The Vault

A Depression-Era Zoo Housed Wolves and Three Species of Bears Together. It Didn’t End Well

Artist’s Rendering, the Milwaukee Journal, Oct. 23, 1932.

Now@MPL 

In October 1932, in Milwaukee’s Washington Park Zoo, two young polar bears drowned a black bear in a pool, over the course of a half an hour. Hundreds of visitors gathered, as the group of animals that had been kept in a single enclosure—three grizzly bears, three polar bears, five black bears, and three wolves, in total—assembled to look on.

When the black bear finally died, the other animals began to eat its body. The staff of the Milwaukee Public Library, which recently recalled this failed experiment in multi-species housing on its blog Now@MPL, write that the zookeepers struggled to contain the melee; eventually, “the Fire Department arrived and removed the mutilated carcass with grappling hooks.” 

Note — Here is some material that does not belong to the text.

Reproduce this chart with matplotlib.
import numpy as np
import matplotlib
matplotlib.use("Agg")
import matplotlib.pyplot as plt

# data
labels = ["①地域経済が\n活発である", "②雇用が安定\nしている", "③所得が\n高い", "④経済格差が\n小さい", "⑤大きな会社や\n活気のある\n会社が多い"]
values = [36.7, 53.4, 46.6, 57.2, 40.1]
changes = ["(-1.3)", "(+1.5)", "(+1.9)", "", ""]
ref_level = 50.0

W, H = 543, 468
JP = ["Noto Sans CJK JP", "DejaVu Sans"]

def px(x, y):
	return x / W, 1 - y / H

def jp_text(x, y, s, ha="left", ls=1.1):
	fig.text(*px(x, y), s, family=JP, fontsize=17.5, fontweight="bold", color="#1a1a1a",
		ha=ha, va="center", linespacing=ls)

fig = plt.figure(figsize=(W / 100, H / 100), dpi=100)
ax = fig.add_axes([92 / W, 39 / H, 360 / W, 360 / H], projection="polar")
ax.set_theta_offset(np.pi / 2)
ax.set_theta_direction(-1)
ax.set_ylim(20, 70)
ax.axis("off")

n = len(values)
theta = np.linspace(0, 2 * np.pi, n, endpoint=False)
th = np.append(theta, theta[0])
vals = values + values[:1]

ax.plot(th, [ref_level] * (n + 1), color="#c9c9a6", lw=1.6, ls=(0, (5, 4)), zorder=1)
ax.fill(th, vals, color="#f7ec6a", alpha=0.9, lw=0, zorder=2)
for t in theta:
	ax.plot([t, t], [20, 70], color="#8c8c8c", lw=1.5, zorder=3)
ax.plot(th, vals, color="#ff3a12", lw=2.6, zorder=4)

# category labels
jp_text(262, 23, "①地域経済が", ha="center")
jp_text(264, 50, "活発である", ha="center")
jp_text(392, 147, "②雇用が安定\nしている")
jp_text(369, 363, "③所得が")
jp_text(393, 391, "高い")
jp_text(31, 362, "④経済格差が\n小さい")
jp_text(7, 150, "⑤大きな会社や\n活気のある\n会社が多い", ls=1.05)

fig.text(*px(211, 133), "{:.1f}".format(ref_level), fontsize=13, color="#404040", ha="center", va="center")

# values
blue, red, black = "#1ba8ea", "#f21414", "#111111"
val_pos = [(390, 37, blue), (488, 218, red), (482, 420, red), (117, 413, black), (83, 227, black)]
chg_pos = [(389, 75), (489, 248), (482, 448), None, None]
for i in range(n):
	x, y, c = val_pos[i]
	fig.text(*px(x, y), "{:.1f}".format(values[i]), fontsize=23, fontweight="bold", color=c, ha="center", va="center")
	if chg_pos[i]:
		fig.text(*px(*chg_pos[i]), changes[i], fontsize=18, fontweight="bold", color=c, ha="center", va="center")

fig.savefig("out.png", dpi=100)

The Washington Park Zoo’s keeper Edmund Heller got the idea to put all of these charismatic species in one enclosure from Heinrich Hagenbeck, son of Carl Hagenbeck, the German animal trainer, dealer, and zoo designer. One of the elder Hagenbeck’s principles of zoo-building was that animals could be exhibited in uncovered pits or enclosures, rather than in the barred cells that had been common before that time. Heinrich Hagenbeck ran the family’s zoo after his father died in 1914, and he experimented with combining species in a single enclosure, to “partially simulate nature,” as the librarians write. 

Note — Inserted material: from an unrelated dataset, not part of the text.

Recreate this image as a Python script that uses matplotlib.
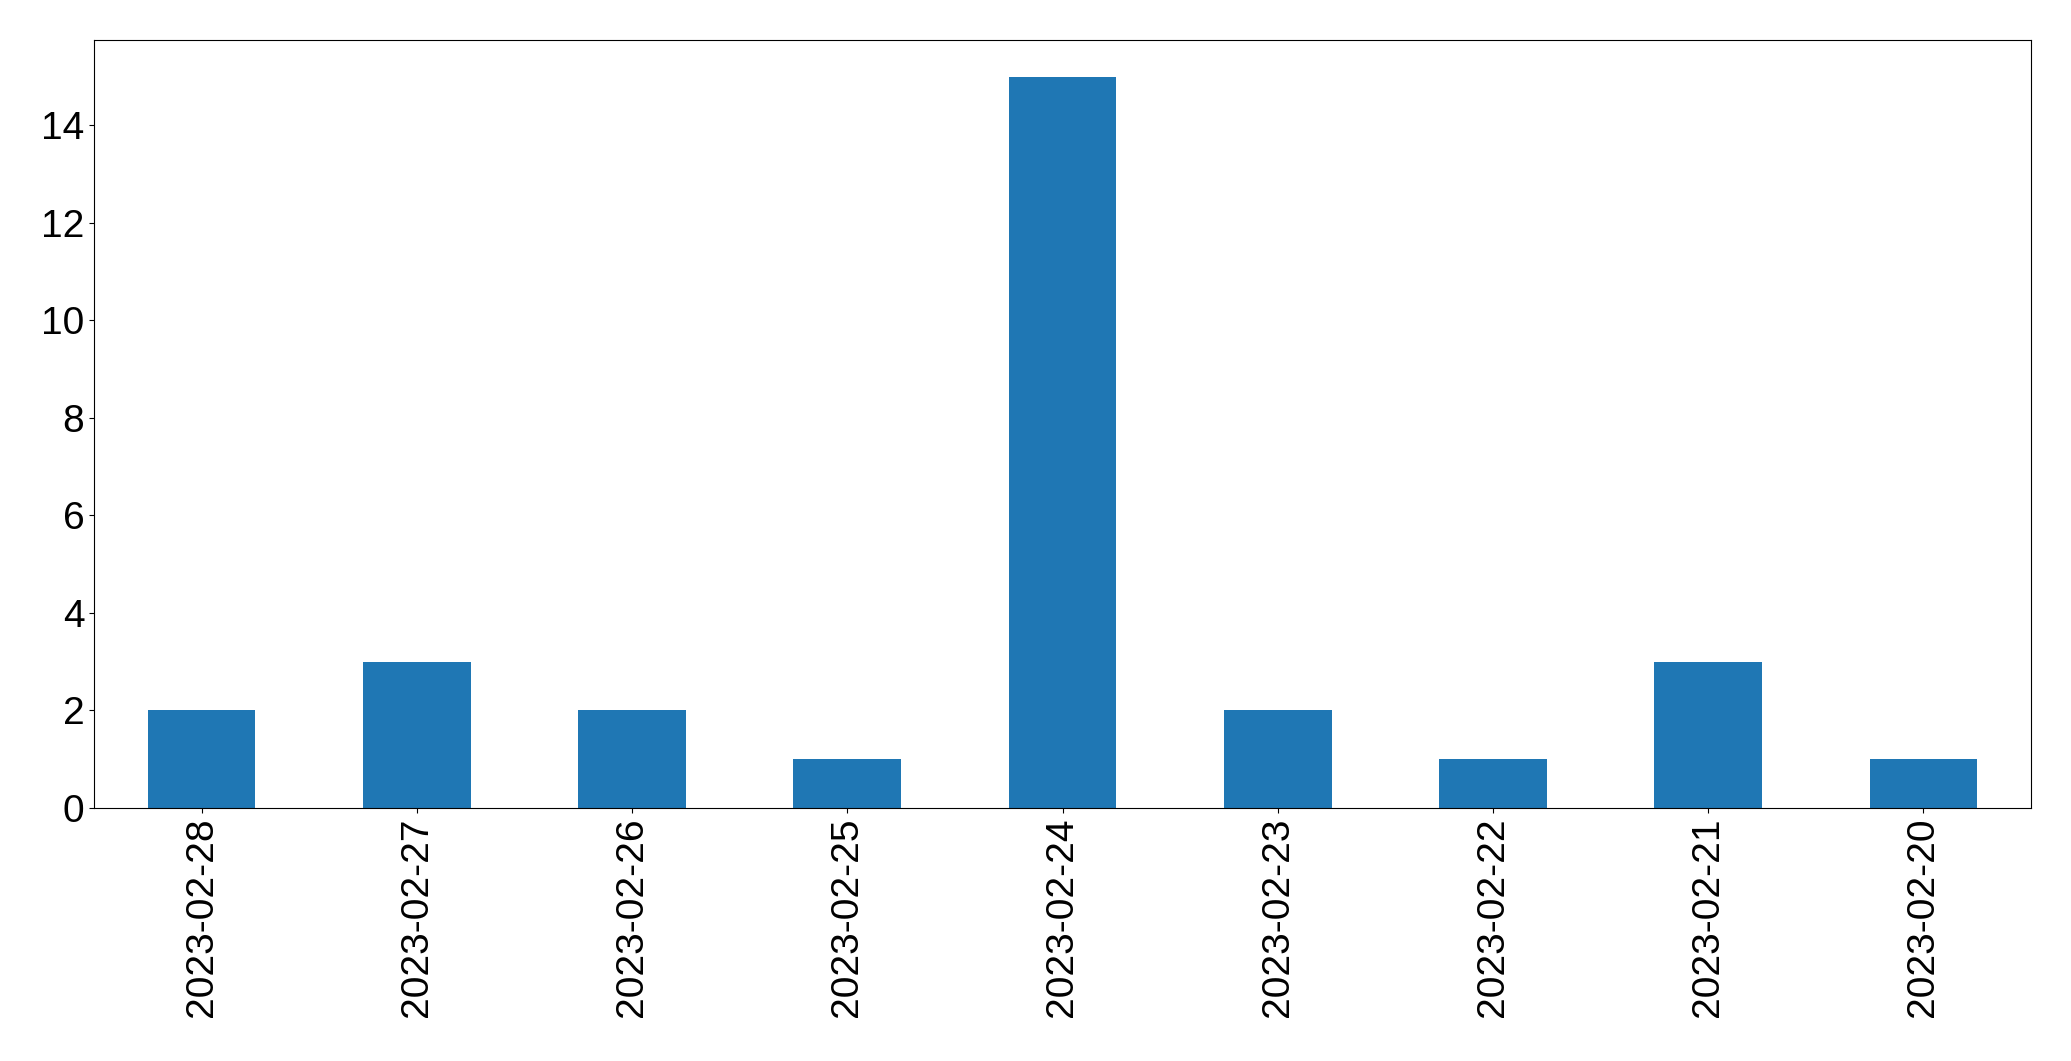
import pandas as pd
import matplotlib
matplotlib.use("Agg")
import matplotlib.pyplot as plt

dates = [
    "2023-02-28", "2023-02-27", "2023-02-26", "2023-02-25", "2023-02-24",
    "2023-02-23", "2023-02-22", "2023-02-21", "2023-02-20",
]
counts = [2, 3, 2, 1, 15, 2, 1, 3, 1]

plt.rcParams.update({"font.size": 28, "font.family": ["Liberation Sans", "DejaVu Sans"]})

s = pd.Series(counts, index=dates)

fig = plt.figure(figsize=(20.71, 10.61), dpi=100)
ax = fig.add_axes([94 / 2071, 1 - 808 / 1061, (2031 - 94) / 2071, (808 - 40) / 1061])
s.plot(kind="bar", ax=ax, color="#1f77b4")
ax.tick_params(axis="both", labelsize=28)
ax.set_xlabel("")

fig.savefig("out.png", dpi=100)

In Milwaukee, after the events of October 1932, Heller resisted the idea that he had made a mistake, and kept the group of animals together. In July 1933, a polar bear again drowned a black bear; Heller argued that the black bears would soon learn their lesson, and would stay away from the pool when polar bears were in the vicinity. But in August,1933, the polar bears trapped a third black bear in the pool and killed it. 

These events were not common at the time—the librarians point out that newspapers nationwide reported on the drownings. Heller eventually relented, and the remaining black bears were moved to a separate enclosure. 

After I posted the link to the library’s blog post on Twitter, writer Eva Holland pointed out that this tragedy repeated itself in British Columbia in 2005, when two grizzly bears and a pack of wolves were temporarily housed together in a 5-acre enclosure at the wilderness sanctuary Grouse Mountain. In that case, one of the bears killed a grey wolf in a fight over food, as a group of visitors looked on.